• Japon suspendu



    Le Japon, mythique et flottant, de l'ère Meiji intéresse le jeune romancier Hirano Keiichirô.

    HIRANO KEIICHIRO

    Conte de la première lune

    Traduit du japonais par Corinne Atlan. Philippe Picquier, 173 pp., 17 A.

    Hirano Keiichirô, c'est l'anti-Murakami Ryû. Le jeune auteur japonais, prix Akutagawa à 23 ans grâce à son premier roman l'Eclipse, ne semble guère s'intéresser au Japon contemporain. L'Eclipse racontait une quête dans la France du XVe siècle. Avec ce deuxième roman, ce sont les pérégrinations d'un jeune homme, cette fois dans le Japon du XIXe siècle sous l'ère Meiji.
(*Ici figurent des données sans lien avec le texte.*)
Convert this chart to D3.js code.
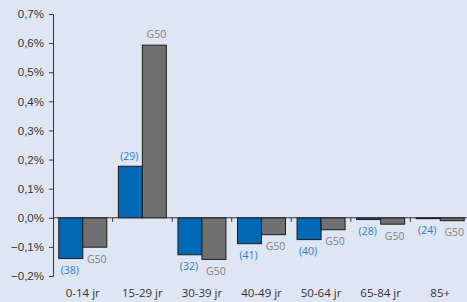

    Neurasthénique et vaguement poète, Masaki voyage pour soigner ses nerfs. En chemin, il entend une belle inconnue vanter les splendeurs des collines de Yoshino. Veut la suivre. S'égare, erre dans la montagne à la poursuite d'un papillon dont il est sûr qu'il est la fille à la nuque blanche, se fait mordre par un serpent, est recueilli par un moine zen qui s'occupe d'une lépreuse recluse... On décèle chez Hirano une propension à la stylisation et un goût plus prononcé pour le mythe que pour la psychologie (il dit aimer Mishima et aussi Mircea Eliade). Il évite toutefois le pastiche grâce à une curieuse qualité sensorielle. Plus un sentiment de suspension que de suspense, de tension : le lecteur suit le personnage dans son flottement, qu'il rêve ou soit en état de veille. Le récit décrit une insensible ronde et on est pris d'un léger vertige. Cet écrivain a l'art de jouer avec les échelles et les sens, et de nous confondre comme son héros : «En peu de temps, la nuit engloutit les chevilles de Masaki, parvint jusqu'à ses genoux, puis sa poitrine. Loin de se retirer, cette marée de noirceur monta jusqu'à son cou, recouvrit son crâne, s'épaissit encore avant de s'attaquer cette fois à la montagne elle-même, absorbant le brouillard vespéral, engloutissant bientôt le firmament lui-même. Comme des poissons morts au fond des mers aspirant à retrouver la surface lointaine, comme leurs dos aux fines écailles désormais privées d'éclat que leur renvoyaient les rayons de lune, ainsi le monde sombra lentement, lentement dans les abysses, avec les ténèbres.»